■ Exercise:
Nothing after the line with "v >= 0 else" belongs in the copy; extract the lines below from the top through that line, pictures left out.

────────────────

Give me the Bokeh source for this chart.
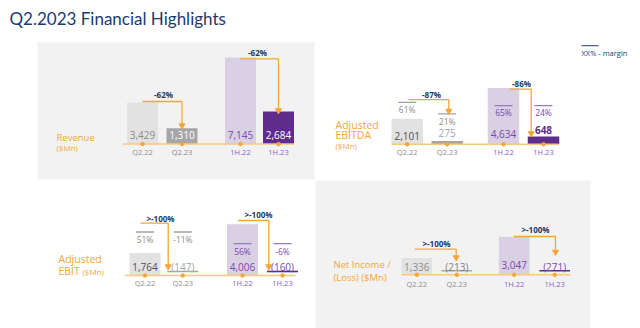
from bokeh.plotting import figure
from bokeh.layouts import column, row
from bokeh.models import Range1d
from bokeh.core.properties import value
from bokeh.embed import file_html
from bokeh.resources import INLINE

# ---------------- data ----------------
periods = ["Q2.22", "Q2.23", "1H.22", "1H.23"]
revenue = [3429, 1310, 7145, 2684]
revenue_change = ["-62%", "-62%"]
ebitda = [2101, 275, 4634, 648]
ebitda_margin = ["61%", "21%", "65%", "24%"]
ebitda_change = ["-87%", "-86%"]
ebit = [1764, -147, 4006, -160]
ebit_margin = ["51%", "-11%", "56%", "-6%"]
ebit_change = [">-100%", ">-100%"]
net_income = [1336, -213, 3047, -271]
net_income_change = [">-100%", ">-100%"]

FONT = "Open Sans"
NAVY = "#1d3a70"
ORANGE = "#f4a637"
BASE_LINE = "#fbc77a"
GRAY_TXT = "#8c8c8c"
PURPLE_TXT = "#7a46b0"
BAR_COLORS = ["#e2e2e2", "#a6a6a6", "#d9d1e3", "#5e2d8c"]
PANEL_BG = "#f2f2f2"


def fmt(v):
    return f"{v:,}" if v >= 0 else f"({-v:,})"


def make_panel(x0, y0, w, h, frame, base, scale, bg):
    fl, ft, fr, fb = frame
    p = figure(width=w, height=h, output_backend="svg", toolbar_location=None,
               x_range=Range1d(fl, fr),
               y_range=Range1d(-(fb - base) / scale, (base - ft) / scale),
               min_border_left=fl - x0, min_border_right=x0 + w - fr,
               min_border_top=ft - y0, min_border_bottom=y0 + h - fb,
               x_axis_location=None, y_axis_location=None,
               background_fill_color=bg, border_fill_color="white",
               outline_line_color=None)
    p.grid.visible = False

    def py(y):
        return (base - y) / scale
    return p, py


def txt(p, x, y, t, color, size, align="center", bold=False):
    p.text(x=x, y=y, text=t, text_color=color, text_font=value(FONT),
           text_font_size=size, text_align=align, text_baseline="middle",
           text_font_style="bold" if bold else "normal")


def draw_common(p, py, centers, bw, vals, line_x, cat_y, val_y, val_colors,
                val_bold, scale):
    tops = [max(v, 0) for v in vals]
    p.vbar(x=centers, width=bw, bottom=0, top=tops, fill_color=BAR_COLORS,
           line_color=None)
    for c, v, col in zip(centers, vals, ["#a6a6a6", "#a6a6a6", "#8a5cc0", "#5e2d8c"]):
        if v < 0:
            p.segment(x0=[c - bw / 2], x1=[c + bw / 2], y0=[4 / scale], y1=[4 / scale],
                      line_color=col, line_width=1.6)
    p.segment(x0=[line_x[0]], x1=[line_x[1]], y0=[0], y1=[0], line_color=BASE_LINE,
              line_width=1.6)
    p.scatter(x=centers, y=[0] * 4, size=3.5, color=ORANGE)
    txt(p, centers, [py(cat_y)] * 4, periods,
        [GRAY_TXT, GRAY_TXT, "#8e5cc7", "#8e5cc7"], "7.5px")
    for c, v, y, col, b in zip(centers, vals, val_y, val_colors, val_bold):
        txt(p, [c], [py(y)], [fmt(v)], col, "10px", bold=b)


def draw_arrow(p, py, x0, x1, yh, yend, label, lx, ly):
    p.line(x=[x0, x1, x1], y=[py(yh), py(yh), py(yend)], line_color=ORANGE,
           line_width=1.3)
    p.scatter(x=[x1], y=[py(yend + 1)], marker="inverted_triangle", size=6,
              color=ORANGE)
    txt(p, [lx], [py(ly)], [label], NAVY, "8px", bold=True)


def draw_margins(p, py, centers, labels, ys, colors, line_colors):
    for c, lab, y, col, lc in zip(centers, labels, ys, colors, line_colors):
        p.segment(x0=[c - 9], x1=[c + 9], y0=[py(y - 7.5)], y1=[py(y - 7.5)],
                  line_color=lc, line_width=1.3)
        txt(p, [c], [py(y)], [lab], col, "8.5px")


# ---------------- title ----------------
title = figure(width=640, height=40, output_backend="svg", toolbar_location=None,
               x_range=Range1d(0, 640), y_range=Range1d(40, 0),
               min_border_left=0, min_border_right=0, min_border_top=0,
               min_border_bottom=0, x_axis_location=None, y_axis_location=None,
               outline_line_color=None, background_fill_color="white",
               border_fill_color="white")
title.grid.visible = False
title.text(x=[9], y=[18], text=["Q2.2023 Financial Highlights"], text_color=NAVY,
           text_font=value("Lato"), text_font_size="17px", text_align="left",
           text_baseline="middle")

# ---------------- Revenue (top left) ----------------
s1 = 0.0121
tl, py1 = make_panel(0, 40, 315, 140, (37, 42, 314, 179), 143.5, s1, PANEL_BG)
c1 = [142, 181.5, 240, 278]
draw_common(tl, py1, c1, 31, revenue, (122, 293.5), 151, [134.5] * 4,
            ["#8c8c8c", "white", PURPLE_TXT, "white"], [False, False, False, False], s1)
draw_arrow(tl, py1, 142, 181.5, 101, 124, revenue_change[0], 163, 94)
draw_arrow(tl, py1, 240, 278, 58.3, 109, revenue_change[1], 257, 51.5)
txt(tl, [56], [py1(136.5)], ["Revenue"], ORANGE, "9.5px", align="left")
txt(tl, [56], [py1(146.5)], ["($Mn)"], ORANGE, "8px", align="left")

# ---------------- Adjusted EBITDA (top right) ----------------
s2 = 0.0124
tr, py2 = make_panel(315, 40, 325, 140, (315, 40, 640, 180), 144, s2, "white")
c2 = [406.7, 446.7, 503, 543]
draw_common(tr, py2, c2, 31.5, ebitda, (391, 558), 151.5, [136, 132.5, 133.5, 129],
            ["#505050", "#a6a6a6", PURPLE_TXT, "#5e2d8c"], [False, False, False, True], s2)
draw_margins(tr, py2, c2, ebitda_margin, [108.7, 120.5, 112, 112],
             [GRAY_TXT, GRAY_TXT, PURPLE_TXT, PURPLE_TXT],
             ["#a0a0a0", "#a0a0a0", "#9b78c2", "#9b78c2"])
draw_arrow(tr, py2, 408, 448.3, 98.3, 109, ebitda_change[0], 431, 93)
draw_arrow(tr, py2, 509, 530.7, 87.7, 132, ebitda_change[1], 521, 81.5)
txt(tr, [335], [py2(124.3)], ["Adjusted"], ORANGE, "10.5px", align="left")
txt(tr, [335], [py2(135)], ["EBITDA"], ORANGE, "10.5px", align="left")
txt(tr, [335], [py2(145.5)], ["($Mn)"], ORANGE, "8px", align="left")
tr.segment(x0=[581], x1=[598], y0=[py2(43.3)], y1=[py2(43.3)], line_color=NAVY,
           line_width=1)
txt(tr, [581], [py2(50.7)], ["XX% - margin"], NAVY, "7.5px", align="left")

# ---------------- Adjusted EBIT (bottom left) ----------------
s3 = 0.0128
bl, py3 = make_panel(0, 180, 315, 148, (0, 180, 315, 328), 275, s3, "white")
c3 = [144.5, 182.3, 242, 282]
draw_common(bl, py3, c3, 31, ebit, (124.5, 295), 282.5, [266] * 4,
            ["#505050", "#a6a6a6", PURPLE_TXT, PURPLE_TXT], [False, False, False, False], s3)
draw_margins(bl, py3, c3, ebit_margin, [239, 239, 250.7, 250.7],
             [GRAY_TXT, GRAY_TXT, PURPLE_TXT, PURPLE_TXT],
             ["#a0a0a0", "#a0a0a0", "#9b78c2", "#9b78c2"])
draw_arrow(bl, py3, 140, 167.7, 222.7, 265, ebit_change[0], 160, 218)
draw_arrow(bl, py3, 237.3, 268.3, 220, 265, ebit_change[1], 258, 213.5)
txt(bl, [58], [py3(258.3)], ["Adjusted"], ORANGE, "10.5px", align="left")
txt(bl, [58], [py3(270)], ["EBIT"], ORANGE, "10.5px", align="left")
txt(bl, [82], [py3(270.5)], ["($Mn)"], ORANGE, "8px", align="left")

# ---------------- Net Income (bottom right) ----------------
s4 = 0.0125
br, py4 = make_panel(315, 180, 325, 148, (315, 180, 590, 328), 274.3, s4, PANEL_BG)
c4 = [416.3, 456.3, 513.7, 554.2]
draw_common(br, py4, c4, 30.7, net_income, (401, 570), 283.3, [266, 266, 264.3, 266],
            ["#8c8c8c", "#808080", PURPLE_TXT, PURPLE_TXT], [False, False, False, False], s4)
draw_arrow(br, py4, 414.3, 455.7, 248.7, 256, net_income_change[0], 436, 243)
draw_arrow(br, py4, 513.3, 555, 236, 250.5, net_income_change[1], 535, 229.3)
txt(br, [333], [py4(264.3)], ["Net Income /"], ORANGE, "9.5px", align="left")
txt(br, [333], [py4(276.7)], ["(Loss)  ($Mn)"], ORANGE, "9.5px", align="left")

layout = column(title, row(tl, tr), row(bl, br))
open("out.html", "w").write(file_html(layout, INLINE))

────────────────

■ Exercise response:
Give me the Bokeh source for this chart.
from bokeh.plotting import figure
from bokeh.layouts import column, row
from bokeh.models import Range1d
from bokeh.core.properties import value
from bokeh.embed import file_html
from bokeh.resources import INLINE

# ---------------- data ----------------
periods = ["Q2.22", "Q2.23", "1H.22", "1H.23"]
revenue = [3429, 1310, 7145, 2684]
revenue_change = ["-62%", "-62%"]
ebitda = [2101, 275, 4634, 648]
ebitda_margin = ["61%", "21%", "65%", "24%"]
ebitda_change = ["-87%", "-86%"]
ebit = [1764, -147, 4006, -160]
ebit_margin = ["51%", "-11%", "56%", "-6%"]
ebit_change = [">-100%", ">-100%"]
net_income = [1336, -213, 3047, -271]
net_income_change = [">-100%", ">-100%"]

FONT = "Open Sans"
NAVY = "#1d3a70"
ORANGE = "#f4a637"
BASE_LINE = "#fbc77a"
GRAY_TXT = "#8c8c8c"
PURPLE_TXT = "#7a46b0"
BAR_COLORS = ["#e2e2e2", "#a6a6a6", "#d9d1e3", "#5e2d8c"]
PANEL_BG = "#f2f2f2"


def fmt(v):
    return f"{v:,}" if v >= 0 else f"({-v:,})"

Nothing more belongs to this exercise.